Brief: Copy only what lies from the line containing "Convert this chart to Plotly.js code." through the line containing "const squareMils = [0.40, 0.52, 0.50, 0.49, 0.60, 0.61];" in the entries below, keeping both end lines exact and dropping every picture.

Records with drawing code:

------

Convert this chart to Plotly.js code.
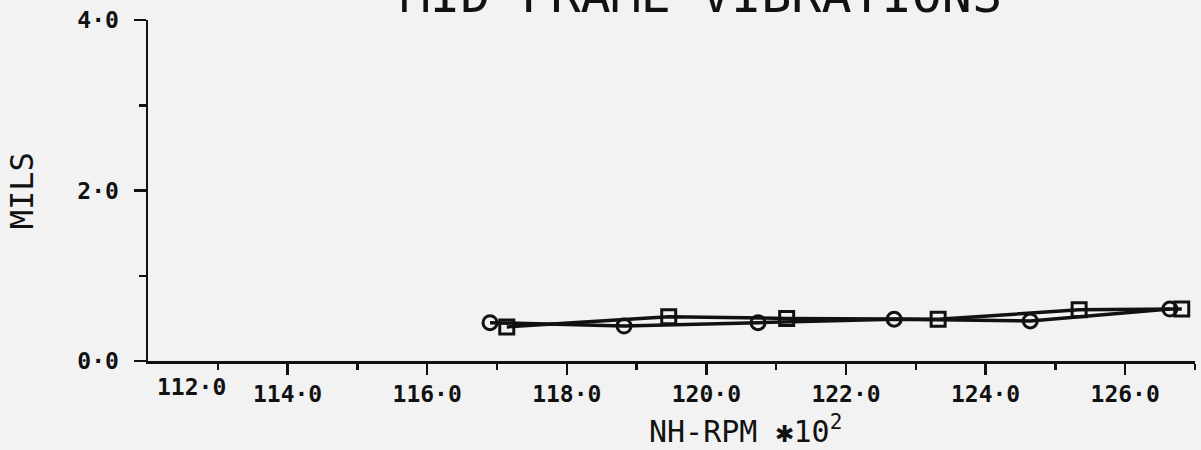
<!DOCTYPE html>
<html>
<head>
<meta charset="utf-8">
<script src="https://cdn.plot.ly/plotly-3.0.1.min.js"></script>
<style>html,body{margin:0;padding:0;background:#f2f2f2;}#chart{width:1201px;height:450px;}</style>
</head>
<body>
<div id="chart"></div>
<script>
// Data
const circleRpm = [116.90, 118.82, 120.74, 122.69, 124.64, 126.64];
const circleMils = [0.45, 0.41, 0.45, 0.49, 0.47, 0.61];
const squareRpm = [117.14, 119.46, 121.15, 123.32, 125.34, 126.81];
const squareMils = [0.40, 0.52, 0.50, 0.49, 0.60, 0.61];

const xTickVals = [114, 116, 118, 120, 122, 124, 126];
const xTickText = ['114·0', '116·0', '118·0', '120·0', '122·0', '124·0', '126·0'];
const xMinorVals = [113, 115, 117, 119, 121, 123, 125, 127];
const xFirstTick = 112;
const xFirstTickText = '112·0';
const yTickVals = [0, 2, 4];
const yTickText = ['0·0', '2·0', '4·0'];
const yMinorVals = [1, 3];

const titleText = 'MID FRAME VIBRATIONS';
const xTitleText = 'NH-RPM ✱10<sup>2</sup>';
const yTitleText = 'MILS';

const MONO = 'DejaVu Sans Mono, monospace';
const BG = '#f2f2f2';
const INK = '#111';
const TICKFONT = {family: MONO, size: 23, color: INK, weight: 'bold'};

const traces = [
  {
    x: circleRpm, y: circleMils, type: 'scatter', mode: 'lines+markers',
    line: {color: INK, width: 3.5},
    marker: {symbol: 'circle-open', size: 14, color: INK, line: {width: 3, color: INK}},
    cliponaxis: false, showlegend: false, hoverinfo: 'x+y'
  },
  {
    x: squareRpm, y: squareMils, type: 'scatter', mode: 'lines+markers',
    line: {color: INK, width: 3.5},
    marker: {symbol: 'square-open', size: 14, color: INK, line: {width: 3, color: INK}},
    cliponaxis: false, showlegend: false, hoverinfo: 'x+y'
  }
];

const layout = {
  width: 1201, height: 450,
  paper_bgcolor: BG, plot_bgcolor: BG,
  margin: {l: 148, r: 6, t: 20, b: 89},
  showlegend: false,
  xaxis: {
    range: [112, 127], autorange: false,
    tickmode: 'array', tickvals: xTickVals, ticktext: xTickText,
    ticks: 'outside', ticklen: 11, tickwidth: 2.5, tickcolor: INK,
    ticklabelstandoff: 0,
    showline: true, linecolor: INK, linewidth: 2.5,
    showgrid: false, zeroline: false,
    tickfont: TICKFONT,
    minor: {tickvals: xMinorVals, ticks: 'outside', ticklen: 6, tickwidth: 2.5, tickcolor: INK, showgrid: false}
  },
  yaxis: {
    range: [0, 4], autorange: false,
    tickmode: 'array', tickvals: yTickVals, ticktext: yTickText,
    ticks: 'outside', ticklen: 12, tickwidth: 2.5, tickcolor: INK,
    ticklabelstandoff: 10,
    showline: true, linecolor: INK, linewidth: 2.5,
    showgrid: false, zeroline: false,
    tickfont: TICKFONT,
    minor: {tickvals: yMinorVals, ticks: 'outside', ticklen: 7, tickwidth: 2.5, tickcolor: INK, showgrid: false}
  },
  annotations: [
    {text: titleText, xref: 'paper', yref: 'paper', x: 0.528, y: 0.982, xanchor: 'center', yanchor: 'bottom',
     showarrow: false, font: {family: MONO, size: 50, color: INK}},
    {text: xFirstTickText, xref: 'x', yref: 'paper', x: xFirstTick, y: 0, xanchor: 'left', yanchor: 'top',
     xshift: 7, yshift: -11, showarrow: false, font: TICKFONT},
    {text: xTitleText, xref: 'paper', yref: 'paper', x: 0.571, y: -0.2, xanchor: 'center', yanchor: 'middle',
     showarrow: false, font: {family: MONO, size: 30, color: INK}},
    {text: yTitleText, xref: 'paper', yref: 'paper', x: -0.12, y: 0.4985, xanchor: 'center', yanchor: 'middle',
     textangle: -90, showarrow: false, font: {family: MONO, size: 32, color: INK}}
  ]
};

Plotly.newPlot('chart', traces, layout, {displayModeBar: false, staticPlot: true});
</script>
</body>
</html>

------

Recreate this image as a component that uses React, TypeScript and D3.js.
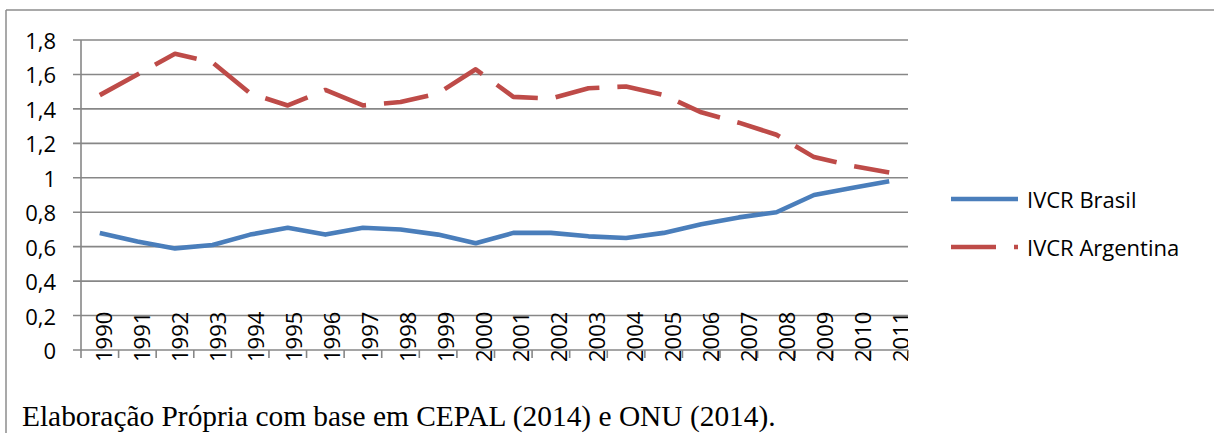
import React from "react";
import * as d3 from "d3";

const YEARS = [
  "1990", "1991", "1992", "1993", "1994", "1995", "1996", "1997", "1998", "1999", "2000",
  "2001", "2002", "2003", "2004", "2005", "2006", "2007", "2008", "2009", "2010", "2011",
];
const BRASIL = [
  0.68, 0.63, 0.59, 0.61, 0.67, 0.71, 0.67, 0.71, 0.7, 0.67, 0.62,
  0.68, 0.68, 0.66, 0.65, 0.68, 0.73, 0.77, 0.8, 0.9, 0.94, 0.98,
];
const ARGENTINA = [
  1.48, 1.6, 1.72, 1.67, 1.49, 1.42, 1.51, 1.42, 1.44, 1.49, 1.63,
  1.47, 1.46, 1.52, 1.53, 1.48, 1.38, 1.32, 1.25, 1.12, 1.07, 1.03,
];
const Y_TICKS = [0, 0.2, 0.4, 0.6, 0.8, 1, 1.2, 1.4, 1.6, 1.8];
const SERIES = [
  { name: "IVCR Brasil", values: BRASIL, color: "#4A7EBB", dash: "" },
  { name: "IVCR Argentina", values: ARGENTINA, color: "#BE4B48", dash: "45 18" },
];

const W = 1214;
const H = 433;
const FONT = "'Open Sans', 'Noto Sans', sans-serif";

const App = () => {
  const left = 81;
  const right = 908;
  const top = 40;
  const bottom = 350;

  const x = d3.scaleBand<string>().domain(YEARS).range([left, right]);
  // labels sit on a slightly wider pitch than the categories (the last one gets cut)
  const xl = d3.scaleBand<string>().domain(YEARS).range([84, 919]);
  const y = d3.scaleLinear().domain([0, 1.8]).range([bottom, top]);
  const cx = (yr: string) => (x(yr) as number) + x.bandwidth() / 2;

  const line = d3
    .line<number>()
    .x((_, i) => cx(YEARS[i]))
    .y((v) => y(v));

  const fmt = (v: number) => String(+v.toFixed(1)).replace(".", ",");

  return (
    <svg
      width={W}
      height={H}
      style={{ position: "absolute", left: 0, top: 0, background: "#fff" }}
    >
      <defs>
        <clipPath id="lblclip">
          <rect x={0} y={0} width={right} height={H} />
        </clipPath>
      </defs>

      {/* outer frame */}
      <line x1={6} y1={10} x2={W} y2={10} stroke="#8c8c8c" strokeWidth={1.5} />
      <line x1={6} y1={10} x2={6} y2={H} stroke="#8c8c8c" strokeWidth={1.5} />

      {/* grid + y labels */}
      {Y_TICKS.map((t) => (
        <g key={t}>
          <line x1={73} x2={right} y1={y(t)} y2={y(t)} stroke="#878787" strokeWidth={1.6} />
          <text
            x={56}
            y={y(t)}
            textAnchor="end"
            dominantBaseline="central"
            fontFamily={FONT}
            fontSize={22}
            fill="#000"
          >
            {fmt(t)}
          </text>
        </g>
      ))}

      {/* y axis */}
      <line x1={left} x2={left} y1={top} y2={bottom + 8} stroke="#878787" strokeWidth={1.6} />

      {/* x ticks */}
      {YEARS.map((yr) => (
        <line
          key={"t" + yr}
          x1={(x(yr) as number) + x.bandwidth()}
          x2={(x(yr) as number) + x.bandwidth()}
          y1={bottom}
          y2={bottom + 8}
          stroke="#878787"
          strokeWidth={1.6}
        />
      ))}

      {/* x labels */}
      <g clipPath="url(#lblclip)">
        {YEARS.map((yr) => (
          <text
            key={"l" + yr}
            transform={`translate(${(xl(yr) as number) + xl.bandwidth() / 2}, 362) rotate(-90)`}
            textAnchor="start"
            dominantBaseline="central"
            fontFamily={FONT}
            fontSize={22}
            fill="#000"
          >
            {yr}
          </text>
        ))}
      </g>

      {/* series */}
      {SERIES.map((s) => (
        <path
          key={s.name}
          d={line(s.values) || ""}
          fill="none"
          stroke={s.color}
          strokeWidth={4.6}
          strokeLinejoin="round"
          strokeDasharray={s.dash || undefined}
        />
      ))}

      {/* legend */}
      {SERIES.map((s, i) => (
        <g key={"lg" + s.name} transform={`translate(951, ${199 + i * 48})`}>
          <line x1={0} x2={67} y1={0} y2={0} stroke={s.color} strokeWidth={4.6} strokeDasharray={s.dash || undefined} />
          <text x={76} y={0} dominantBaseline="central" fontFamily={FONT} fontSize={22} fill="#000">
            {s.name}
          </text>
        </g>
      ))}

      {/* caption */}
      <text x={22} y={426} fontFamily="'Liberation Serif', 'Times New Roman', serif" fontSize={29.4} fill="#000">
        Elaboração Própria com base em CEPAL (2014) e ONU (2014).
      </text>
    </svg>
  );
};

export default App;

------

Final answer:
Convert this chart to Plotly.js code.
<!DOCTYPE html>
<html>
<head>
<meta charset="utf-8">
<script src="https://cdn.plot.ly/plotly-3.0.1.min.js"></script>
<style>html,body{margin:0;padding:0;background:#f2f2f2;}#chart{width:1201px;height:450px;}</style>
</head>
<body>
<div id="chart"></div>
<script>
// Data
const circleRpm = [116.90, 118.82, 120.74, 122.69, 124.64, 126.64];
const circleMils = [0.45, 0.41, 0.45, 0.49, 0.47, 0.61];
const squareRpm = [117.14, 119.46, 121.15, 123.32, 125.34, 126.81];
const squareMils = [0.40, 0.52, 0.50, 0.49, 0.60, 0.61];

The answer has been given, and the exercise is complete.